I wrote:
I think the main point of the smaller group in DSA is to get small signatures.
And it should also gets a bit faster, with smaller exponents. Which might be an advantage also for DH, but I don't know if that's considered important?
And discrete logs in the large group and discrete logs in the small subgroup are of comparable difficulty, because there's more structure in the larger group ("index calculus" is the name of the trick, iirc).
Let me say a bit more about this. There's one class of "abstract" discrete logarithm algorithms which work on any group where the group operations are computable.
If n is the size of the group, there's an "obvious" meet-in-the-middle algorithm with O(sqrt(n)) computation and O(sqrt(n)) storage: To find x such that g^x = y, let s = ceil(sqrt(s)). First tabulate g^{k s} for k = 0, 1, ..., s. Then compute y g^{-m}, for m = 0, 1, ..., and stop when you get a value which is present in the table. Then x = k s + m. (Different time-memory tradeoffs are possible, of course).
Even better is to use the Pollard-rho discrete log algorithm, with computation O(sqrt(n)), and very little storage.
As far as I'm aware, these abstract group algorithms are the best known for directly attacking the DSA subgroup, or for attacking the elliptic curve groups used for cryptographic purposes.

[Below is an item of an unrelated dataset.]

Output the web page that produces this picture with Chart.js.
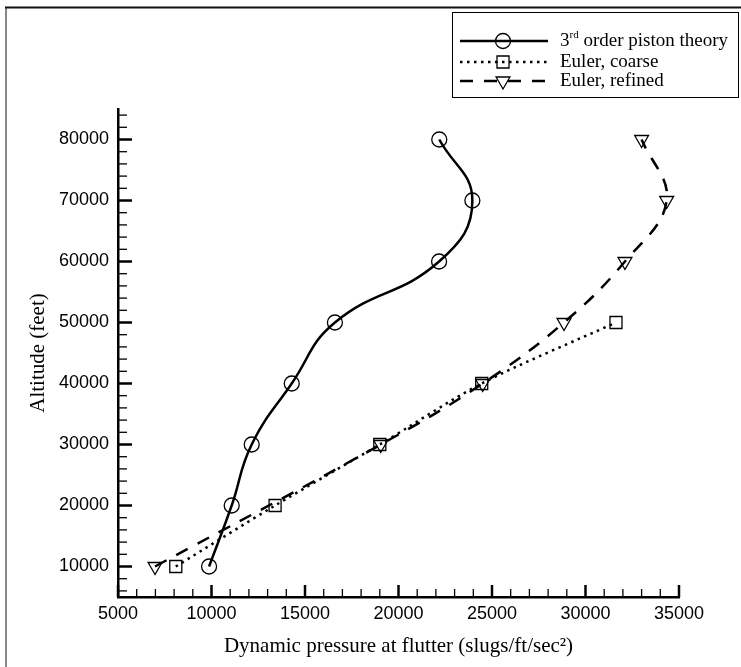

On the other hand, to compute discrete logarithms in the multiplicative group of Z_p, there's the index calculus algorithm which is somewhat similar to the number number field sieve factoring algorithm, and with similar computational complexity (I'm not sure exactly what the complexity is, though. But a *lot* better than O(sqrt(n))).
To break DSA, it's the attacker's choice to try the index calculus algorithm on the large group, or the pollard-rho algorithm on the smaller subgroup. Parameters should be chosen so that both attacks are too expensive. But for reasonable parameters, the cost should be roughly the same, e.g., it makes little sense to increase the size of p to 4096 bits, while sticking to only 160 bits for q.
I think it's a bit curious that each of the discrete logarithm above are closely related to a factoring algorithm.